#### Requirements
Take the lines from the head of the listing through the one bearing "const sxy = 1.36;" and copy them exactly, leaving every picture out.

#### Code that draws figures
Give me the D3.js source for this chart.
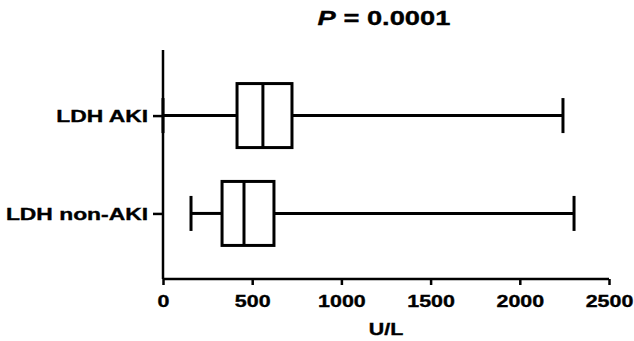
<!DOCTYPE html>
<html>
<head>
<meta charset="utf-8">
<script src="https://cdn.jsdelivr.net/npm/d3@7"></script>
<style>
  html, body { margin: 0; padding: 0; background: #fff; }
  svg { display: block; }
  text { font-family: "Liberation Sans", Arial, sans-serif; font-weight: bold; fill: #000; stroke: #000; stroke-width: 0.35px; }
</style>
</head>
<body>
<svg id="chart" width="634" height="341"></svg>
<script>
// ---- data ----
const categories = ["LDH AKI", "LDH non-AKI"];
const minValues    = [0,    157];
const q1Values     = [415,  331];
const medianValues = [560,  454];
const q3Values     = [723,  622];
const maxValues    = [2242, 2304];
const xTicks = [0, 500, 1000, 1500, 2000, 2500];
const titleText = "0.0001";
const xLabel = "U/L";

(function () {
// ---- layout ----
const svg = d3.select("#chart");
const mLeft = 163, mRight = 609, mTop = 50, mBottom = 279;
const sx = 1.3;   // horizontal stretch of text
const sxy = 1.36; // stretch for category labels

const x = d3.scaleLinear().domain([0, 2500]).range([mLeft, mRight]);
const y = d3.scalePoint().domain(categories).range([mTop, mBottom]).padding(0.67);

const boxHalf = 32, capHalf = 17.5, lw = 3;

// x axis
const xAxis = svg.append("g")
  .attr("transform", `translate(0,${mBottom})`)
  .call(d3.axisBottom(x).tickValues(xTicks).tickSize(6).tickPadding(6).tickFormat(d3.format("d")));
xAxis.select(".domain").attr("stroke", "#000").attr("stroke-width", 2.5)
  .attr("d", `M${mLeft},0H${mRight}`);
xAxis.selectAll(".tick line").attr("stroke", "#000").attr("stroke-width", 2.5);
xAxis.selectAll(".tick text")
  .attr("font-size", 16.5).attr("font-family", "Liberation Sans, Arial, sans-serif")
  .attr("font-weight", "bold").attr("fill", "#000")
  .attr("transform", `scale(${sx},1)`).attr("dy", null).attr("y", 28);

// y axis
const yAxis = svg.append("g")
  .attr("transform", `translate(${mLeft},0)`)
  .call(d3.axisLeft(y).tickSize(10).tickPadding(3));
yAxis.select(".domain").attr("stroke", "#000").attr("stroke-width", 2.5)
  .attr("d", `M0,${mTop}V${mBottom}`);
yAxis.selectAll(".tick line").attr("stroke", "#000").attr("stroke-width", 2.5);
yAxis.selectAll(".tick text")
  .attr("font-size", 16.8).attr("font-family", "Liberation Sans, Arial, sans-serif")
  .attr("font-weight", "bold").attr("fill", "#000")
  .attr("x", -15 / sxy).attr("dy", "0.35em")
  .attr("transform", `scale(${sxy},1)`);

// boxes
const data = categories.map((c, i) => ({
  c, min: minValues[i], q1: q1Values[i], med: medianValues[i], q3: q3Values[i], max: maxValues[i]
}));
const g = svg.append("g").attr("stroke", "#000").attr("stroke-width", lw).attr("fill", "none");
data.forEach(d => {
  const cy = y(d.c);
  g.append("line").attr("x1", x(d.min)).attr("x2", x(d.q1)).attr("y1", cy).attr("y2", cy);
  g.append("line").attr("x1", x(d.q3)).attr("x2", x(d.max)).attr("y1", cy).attr("y2", cy);
  g.append("line").attr("x1", x(d.min)).attr("x2", x(d.min)).attr("y1", cy - capHalf).attr("y2", cy + capHalf);
  g.append("line").attr("x1", x(d.max)).attr("x2", x(d.max)).attr("y1", cy - capHalf).attr("y2", cy + capHalf);
  g.append("rect").attr("x", x(d.q1)).attr("y", cy - boxHalf)
    .attr("width", x(d.q3) - x(d.q1)).attr("height", 2 * boxHalf).attr("fill", "#fff");
  g.append("line").attr("x1", x(d.med)).attr("x2", x(d.med)).attr("y1", cy - boxHalf).attr("y2", cy + boxHalf);
});

// title
const t = svg.append("text")
  .attr("text-anchor", "middle").attr("font-size", 21)
  .attr("transform", `translate(384,25) scale(${sx},1)`);
t.append("tspan").attr("font-style", "italic").text("P");
t.append("tspan").text(" = " + titleText);

// x label
svg.append("text")
  .attr("text-anchor", "middle").attr("font-size", 16.5)
  .attr("transform", `translate(386,335) scale(${sx},1)`)
  .text(xLabel);
})();
</script>
</body>
</html>
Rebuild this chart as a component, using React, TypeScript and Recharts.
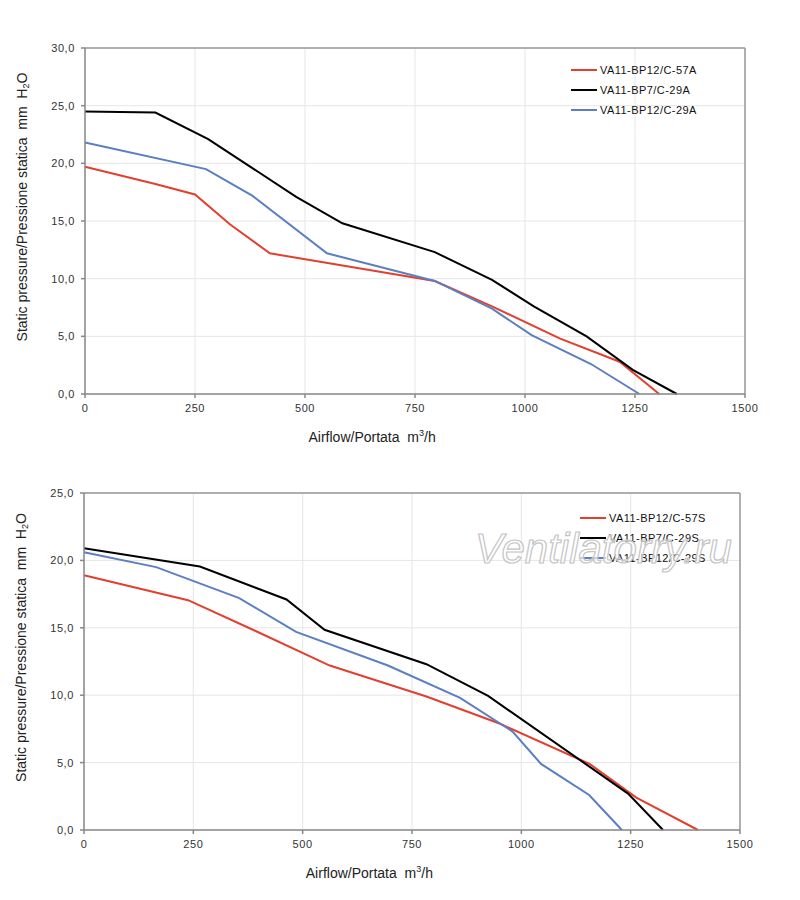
import React from "react"
import { CartesianGrid, Label, Line, LineChart, ReferenceLine, XAxis, YAxis } from "recharts"

// airflow (m3/h) / static pressure (mm H2O) pairs
const topRed: [number, number][] = [
    [0, 19.7], [160, 18.2], [250, 17.3], [330, 14.7], [420, 12.2],
    [795, 9.8], [925, 7.6], [1080, 4.8], [1215, 2.8], [1305, 0]
]
const topBlack: [number, number][] = [
    [0, 24.5], [160, 24.4], [280, 22.1], [480, 17.1], [585, 14.8], [795, 12.3],
    [925, 9.9], [1020, 7.6], [1140, 5.0], [1245, 2.1], [1345, 0]
]
const topBlue: [number, number][] = [
    [0, 21.8], [275, 19.5], [380, 17.2], [550, 12.2], [795, 9.8],
    [925, 7.4], [1015, 5.1], [1150, 2.6], [1260, 0]
]

const bottomRed: [number, number][] = [
    [0, 18.9], [238, 17.05], [390, 14.8], [562, 12.2], [783, 9.9],
    [950, 7.9], [1156, 4.9], [1263, 2.4], [1404, 0]
]
const bottomBlack: [number, number][] = [
    [0, 20.9], [265, 19.55], [463, 17.1], [550, 14.85], [783, 12.3],
    [924, 9.95], [1244, 2.7], [1324, 0]
]
const bottomBlue: [number, number][] = [
    [0, 20.6], [165, 19.5], [355, 17.2], [485, 14.7], [695, 12.2],
    [860, 9.8], [980, 7.3], [1045, 4.9], [1155, 2.6], [1230, 0]
]

const topNames = ["VA11-BP12/C-57A", "VA11-BP7/C-29A", "VA11-BP12/C-29A"]
const bottomNames = ["VA11-BP12/C-57S", "VA11-BP7/C-29S", "VA11-BP12/C-29S"]

const flowTicks = [0, 250, 500, 750, 1000, 1250, 1500]
const topPressureTicks = [0, 5, 10, 15, 20, 25, 30]
const bottomPressureTicks = [0, 5, 10, 15, 20, 25]

const COLORS = ["#e2402f", "#000000", "#5b7fc0"]
const FONT = "Arial, 'Liberation Sans', sans-serif"

const toPoints = (pairs: [number, number][]) => pairs.map(([q, p]) => ({ q, p }))
const fmt = (v: number) => v.toFixed(1).replace(".", ",")

const YTitle = (props: any) => {
    const vb = props.viewBox
    const cx = vb.x - 3
    const cy = vb.y + vb.height / 2 - 14
    return (
        <text x={cx} y={cy} transform={`rotate(-90 ${cx} ${cy})`} textAnchor="middle" xmlSpace="preserve"
            dominantBaseline="central" fontSize={14} fill="#222" fontFamily={FONT} style={{ whiteSpace: "pre" }}>
            {"Static pressure/Pressione statica  mm  H"}<tspan fontSize={9} dy={4}>2</tspan><tspan dy={-4}>O</tspan>
        </text>
    )
}

const XTitle = (props: any) => {
    const vb = props.viewBox
    return (
        <text x={vb.x + vb.width * 0.435} y={vb.y + 48} textAnchor="middle" xmlSpace="preserve"
            fontSize={14} fill="#222" fontFamily={FONT} style={{ whiteSpace: "pre" }}>
            {"Airflow/Portata  m"}<tspan fontSize={9} dy={-6}>3</tspan><tspan dy={6}>/h</tspan>
        </text>
    )
}

function FanChart({ series, names, yMax, yTicks, height, margin, legend, watermark }: {
    series: [number, number][][], names: string[], yMax: number, yTicks: number[], height: number,
    margin: { top: number, right: number, bottom: number, left: number },
    legend: { left: number, top: number }, watermark?: boolean
}) {
    return (
        <div style={{ position: "relative", width: 784, height }}>
            <LineChart width={784} height={height} margin={margin}>
                <CartesianGrid stroke="#e6e6e6" />
                <XAxis dataKey="q" type="number" domain={[0, 1500]} ticks={flowTicks} allowDuplicatedCategory={false}
                    height={30} stroke="#888" strokeWidth={1.5} tickSize={4} tickMargin={6}
                    tick={{ fill: "#333", fontSize: 11, fontFamily: FONT, letterSpacing: 0.6 }}
                    label={<Label content={<XTitle />} />} />
                <YAxis type="number" domain={[0, yMax]} ticks={yTicks} width={60} tickFormatter={fmt}
                    stroke="#888" strokeWidth={1.5} tickSize={4} tickMargin={6}
                    tick={{ fill: "#333", fontSize: 11, fontFamily: FONT, letterSpacing: 0.6 }}
                    label={<Label content={<YTitle />} />} />
                <ReferenceLine y={yMax} stroke="#999" strokeWidth={1.5} />
                <ReferenceLine x={1500} stroke="#999" strokeWidth={1.5} />
                {series.map((s, i) => (
                    <Line key={names[i]} data={toPoints(s)} dataKey="p" name={names[i]} type="linear"
                        stroke={COLORS[i]} strokeWidth={2} dot={false} isAnimationActive={false} />
                ))}
            </LineChart>

            <div style={{ position: "absolute", left: legend.left, top: legend.top, fontFamily: FONT, fontSize: 11, color: "#111", letterSpacing: 0.45 }}>
                {names.map((n, i) => (
                    <div key={n} style={{ display: "flex", alignItems: "center", height: 20, whiteSpace: "nowrap" }}>
                        <span style={{ display: "inline-block", width: 26, height: 2, background: COLORS[i], marginRight: 3 }} />
                        {n}
                    </div>
                ))}
            </div>

            {watermark && (
                <svg width={784} height={height} style={{ position: "absolute", left: 0, top: 0, pointerEvents: "none" }}>
                    <text x={467} y={105} fontSize={42} fontStyle="italic" fontFamily={FONT}
                        fill="#ffffff" fillOpacity={0.65} stroke="#c4c4c4" strokeWidth={1.2}>
                        Ventilatorry.ru
                    </text>
                </svg>
            )}
        </div>
    )
}

export default function App() {
    return (
        <div style={{ width: 784 }}>
            <FanChart series={[topRed, topBlack, topBlue]} names={topNames} yMax={30} yTicks={topPressureTicks}
                height={450} margin={{ top: 40, right: 47, bottom: 34, left: 17 }} legend={{ left: 563, top: 52 }} />
            <FanChart series={[bottomRed, bottomBlack, bottomBlue]} names={bottomNames} yMax={25} yTicks={bottomPressureTicks}
                height={440} margin={{ top: 35, right: 52, bottom: 38, left: 16 }} legend={{ left: 572, top: 50 }} watermark />
        </div>
    )
}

#### Solution below
Give me the D3.js source for this chart.
<!DOCTYPE html>
<html>
<head>
<meta charset="utf-8">
<script src="https://cdn.jsdelivr.net/npm/d3@7"></script>
<style>
  html, body { margin: 0; padding: 0; background: #fff; }
  svg { display: block; }
  text { font-family: "Liberation Sans", Arial, sans-serif; font-weight: bold; fill: #000; stroke: #000; stroke-width: 0.35px; }
</style>
</head>
<body>
<svg id="chart" width="634" height="341"></svg>
<script>
// ---- data ----
const categories = ["LDH AKI", "LDH non-AKI"];
const minValues    = [0,    157];
const q1Values     = [415,  331];
const medianValues = [560,  454];
const q3Values     = [723,  622];
const maxValues    = [2242, 2304];
const xTicks = [0, 500, 1000, 1500, 2000, 2500];
const titleText = "0.0001";
const xLabel = "U/L";

(function () {
// ---- layout ----
const svg = d3.select("#chart");
const mLeft = 163, mRight = 609, mTop = 50, mBottom = 279;
const sx = 1.3;   // horizontal stretch of text
const sxy = 1.36; // stretch for category labels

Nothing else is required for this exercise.